[Wikipedia-l] Re: Proposal: commons.wikimedia.org

Ray Saintonge saintonge at telus.net
Sat Mar 20 23:33:20 UTC 2004


Michael Snow wrote:

> If I may suggest another complication--I think using the name 
> "Wikipedia Commons", or a variation on it, such as a 
> commons.wikimedia.org URL, will give some people the impression that 
> material there is licensed under one of the Creative Commons licenses. 
> If this source repository is not going to restrict itself to any one 
> license, its name should not suggest that it does. 

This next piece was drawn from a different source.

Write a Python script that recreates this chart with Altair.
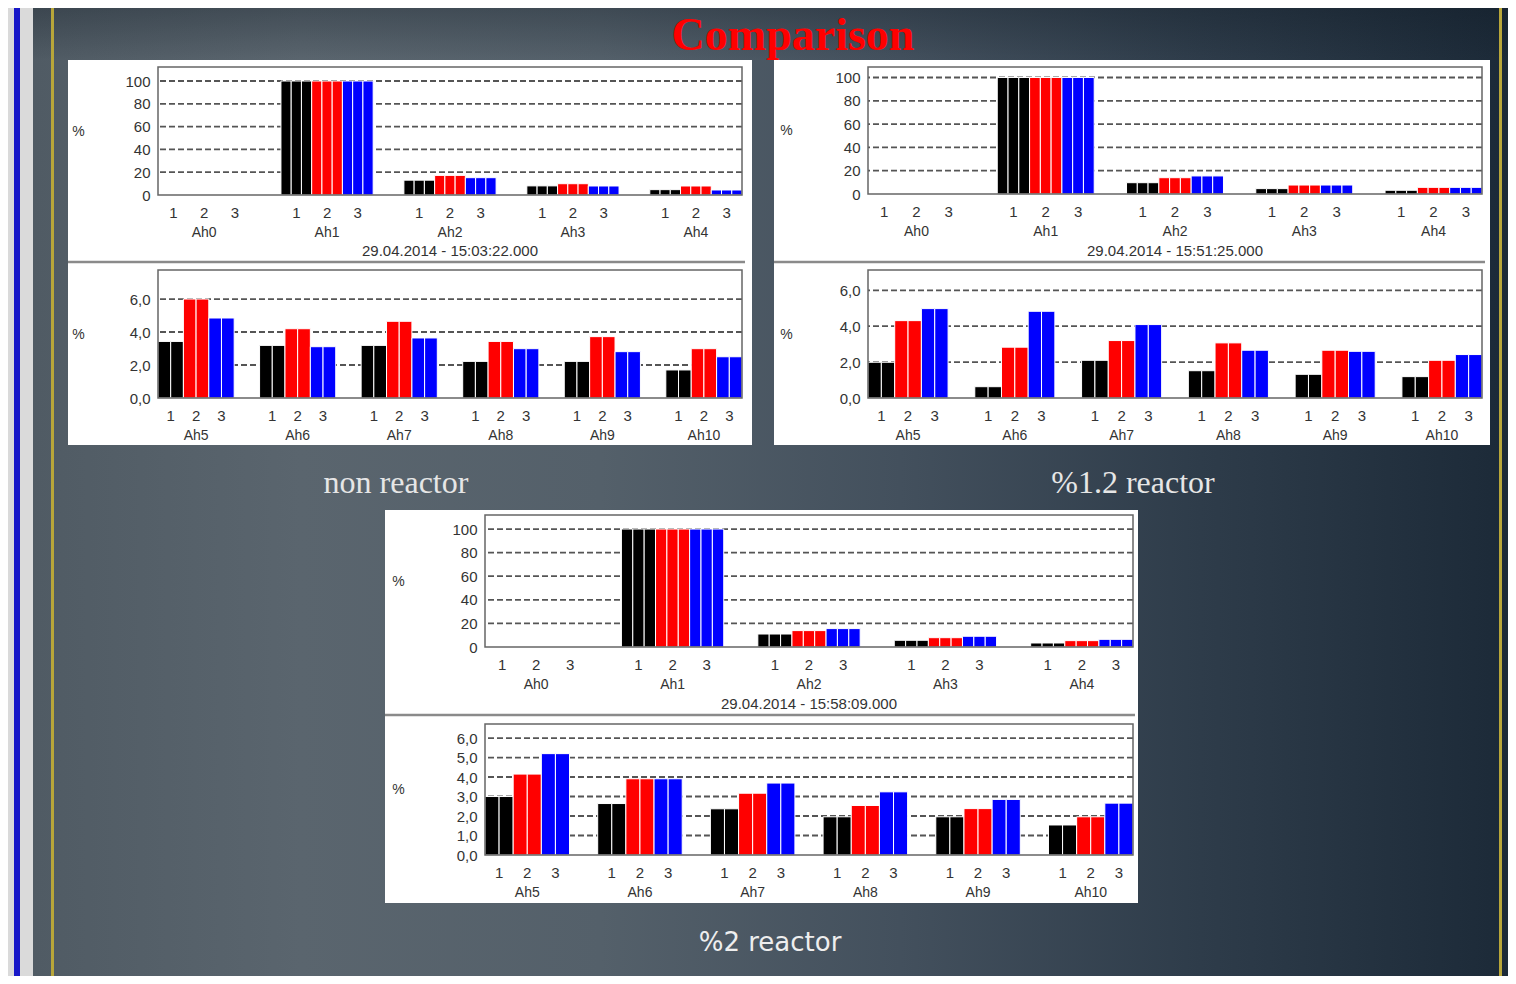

My complaints have not been about Erik's basic "Wikmedia Commons" (not 
"Wikipedia Commons") but about its proposed merger with Wikisource.  I 
think that his fundamental idea is excellent.  Attention needs to be 
paid on techniques that will allow a sharing of information between 
projects and between languages.  I can see how the misinterpretation of 
"Commons" that you cite might arise , but the image that it evoked from 
me was quite different, and is based on a meaning of "Commons" that has 
been around for much longer:  the town square where everyone comes 
together to share what unites them.

> For that reason, I prefer the Wikisource name, and I agree with mav 
> that it seems like we could just expand our existing project instead 
> of starting a new one. I'm not terribly familiar with the activity on 
> Wikisource, but if Ec thinks the commons project would just compete 
> with it, he's in a good position to know. Why should we dissipate our 
> energy on setting up duelling projects?

"Compete" does not exactly describe my concern.  It's more a clash of 
visions.  I happen to think that allowing multiple visions is a great 
asset to our whole Wiki family.  I see Wikisource as more akin to an 
improved Project Gutenberg, and given the similarity in name formats, I 
would venture the guess that those who first proposed the Project 
Sourceberg name had something similar in mind.  Although I would not 
support such a move, a similar argument could be put forth to merge the 
Commons with Wiktionary -- after all the words which are its focus have 
a common utility to all the projects.

The Wikimedia Commons needs to develop its own identity.  In the 
unlikely event that other projects want to merge merge with it at a 
later time that should be allowed, but only after a consensus has been 
reached among the members of that project.  

Perhaps too, the Wikimedia Commons can begin the move toward unified logins.